=== Data lines ===
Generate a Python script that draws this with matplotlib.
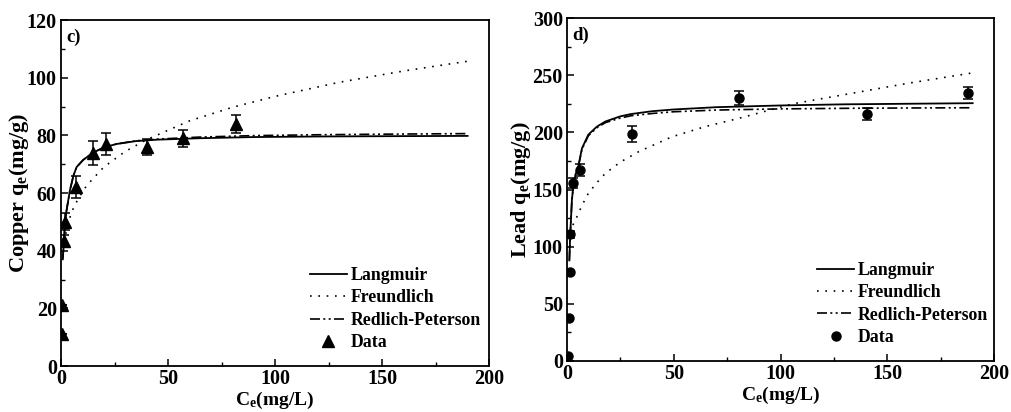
import matplotlib
matplotlib.use("Agg")
import matplotlib.pyplot as plt
from matplotlib.ticker import MultipleLocator

plt.rcParams['font.family'] = ['Liberation Serif', 'DejaVu Serif']
plt.rcParams['font.weight'] = 'bold'
plt.rcParams['mathtext.fontset'] = 'custom'
plt.rcParams['mathtext.rm'] = 'Liberation Serif:bold'
plt.rcParams['mathtext.it'] = 'Liberation Serif:bold'
plt.rcParams['mathtext.bf'] = 'Liberation Serif:bold'

# ---------------- Copper (panel c) ----------------
cu_data_c = [0.5, 0.7, 1.5, 2.0, 7.0, 15.0, 21.0, 40.0, 57.0, 82.0]
cu_data_q = [11, 21, 43.5, 50, 62, 74, 77, 76, 79, 84]
cu_data_err = [0, 0, 2.0, 3.0, 3.9, 4.2, 3.8, 2.9, 2.9, 3.2]

cu_lang_c = [0.8, 1.1, 1.9, 2.6, 4.2, 5.8, 7.3, 10.4, 15, 20, 26, 35, 45, 65, 90, 120, 150, 190]
cu_lang_q = [37, 40, 50, 54, 61, 66, 69, 71.5, 74, 75.8, 77, 78, 78.5, 79, 79.4, 79.6, 79.7, 79.8]

cu_freu_c = [1.5, 2, 3, 5, 8, 12, 20, 30, 40, 60, 80, 100, 130, 160, 190]
cu_freu_q = [43, 45, 48.5, 53.5, 58, 62.6, 69, 74.4, 78.5, 85, 89.7, 93.5, 98.4, 102.3, 105.7]

cu_rp_c = [0.8, 1.1, 1.9, 2.6, 4.2, 5.8, 7.3, 10.4, 15, 20, 26, 35, 45, 65, 90, 120, 150, 190]
cu_rp_q = [37, 40, 50, 54, 61, 66, 69, 71.5, 74, 75.8, 77, 78.1, 78.7, 79.4, 79.9, 80.2, 80.4, 80.6]

# ---------------- Lead (panel d) ----------------
pb_data_c = [0.5, 1.0, 1.2, 1.5, 2.8, 6.1, 30.6, 80.5, 140.5, 187.8]
pb_data_q = [4, 38, 78, 111, 155.5, 167, 198.5, 230, 216, 234.5]
pb_data_err = [0, 0, 0, 3, 4.4, 5.1, 7.0, 6.3, 5.0, 5.5]

pb_lang_c = [1.1, 1.5, 2.3, 3.1, 4.0, 5.4, 7, 10, 14, 18, 25, 30, 40, 50, 70, 100, 130, 160, 190]
pb_lang_q = [88, 110, 141, 155, 163, 171, 186, 198, 205, 209.5, 214, 216, 218.5, 220, 222, 223.5, 224.5, 225, 225.5]

pb_freu_c = [1.5, 2.5, 4.6, 7, 10, 14, 17.9, 25, 33.5, 49, 64.7, 80, 106, 130, 160, 190]
pb_freu_q = [112, 118, 126, 136, 146.7, 156, 164, 174, 183, 196, 205, 212, 225, 233, 243, 252]

pb_rp_c = [1.1, 1.5, 2.3, 3.1, 4.0, 5.4, 7, 10, 14, 18, 25, 30, 40, 50, 70, 100, 130, 160, 190]
pb_rp_q = [88, 110, 141, 155, 163, 171, 185, 197, 204, 208.5, 212.5, 214.5, 216.5, 218, 219.5, 220.5, 221, 221.3, 221.5]

legend_labels = ['Langmuir', 'Freundlich', 'Redlich-Peterson', 'Data']

fig = plt.figure(figsize=(10.11, 4.12), dpi=100)
ax1 = fig.add_axes([61/1011, 1-366/412, 428/1011, 346/412])
ax2 = fig.add_axes([567/1011, 1-361/412, 427/1011, 343/412])

rp_style = (0, (6, 2, 1.2, 2, 1.2, 2))
fr_style = (0, (1, 4))


def draw(ax, lc, lq, fc, fq, rc, rq, dc, dq, de, marker, ms, ylim, ymaj, ymin, ylabel, tag, legpos, ylpad):
    h1, = ax.plot(lc, lq, color='black', lw=1.3, ls='-')
    h2, = ax.plot(fc, fq, color='black', lw=1.2, ls=fr_style)
    h3, = ax.plot(rc, rq, color='black', lw=1.2, ls=rp_style)
    err = [e if e > 0 else 0 for e in de]
    ax.errorbar(dc, dq, yerr=err, fmt='none', ecolor='black', elinewidth=1.1, capsize=3.5, capthick=1.1)
    h4, = ax.plot(dc, dq, ls='none', marker=marker, ms=ms, color='black')
    ax.set_xlim(0, 200)
    ax.set_ylim(*ylim)
    ax.xaxis.set_major_locator(MultipleLocator(50))
    ax.xaxis.set_minor_locator(MultipleLocator(25))
    ax.yaxis.set_major_locator(MultipleLocator(ymaj))
    ax.yaxis.set_minor_locator(MultipleLocator(ymin))
    ax.tick_params(which='major', direction='in', length=5, width=1.1, labelsize=14.5, pad=3)
    ax.tick_params(axis='x', which='major', pad=2.5)
    ax.tick_params(which='minor', direction='in', length=3, width=1.0)
    ax.tick_params(top=False, right=False, which='both')
    for lab in ax.get_xticklabels() + ax.get_yticklabels():
        lab.set_fontweight('bold')
    for sp in ax.spines.values():
        sp.set_linewidth(1.3)
    ax.set_xlabel(r'C$_{\mathrm{e}}$(mg/L)', fontsize=14, fontweight='bold', labelpad=0)
    ax.set_ylabel(ylabel, fontsize=16, fontweight='bold', labelpad=ylpad)
    ax.text(0.012, 0.975, tag, transform=ax.transAxes, fontsize=13.5, fontweight='bold', va='top', ha='left')
    ax.legend([h1, h2, h3, h4], legend_labels, loc='lower right', bbox_to_anchor=legpos,
              frameon=False, prop={'weight': 'bold', 'size': 12.8}, handlelength=2.1,
              handletextpad=0.2, labelspacing=0.3, borderaxespad=0, borderpad=0)


draw(ax1, cu_lang_c, cu_lang_q, cu_freu_c, cu_freu_q, cu_rp_c, cu_rp_q,
     cu_data_c, cu_data_q, cu_data_err, '^', 8, (0, 120), 20, 10,
     r'Copper q$_{\mathrm{e}}$(mg/g)', 'c)', (0.981, 0.043), -3)
draw(ax2, pb_lang_c, pb_lang_q, pb_freu_c, pb_freu_q, pb_rp_c, pb_rp_q,
     pb_data_c, pb_data_q, pb_data_err, 'o', 6.5, (0, 300), 50, 25,
     r'Lead q$_{\mathrm{e}}$(mg/g)', 'd)', (0.986, 0.044), 0)

fig.savefig('out.png', dpi=100)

=== The problem ===
Count how many lines of the material hold the string "matplotlib". Give the number and nothing more.

=== Output of the exercise ===
5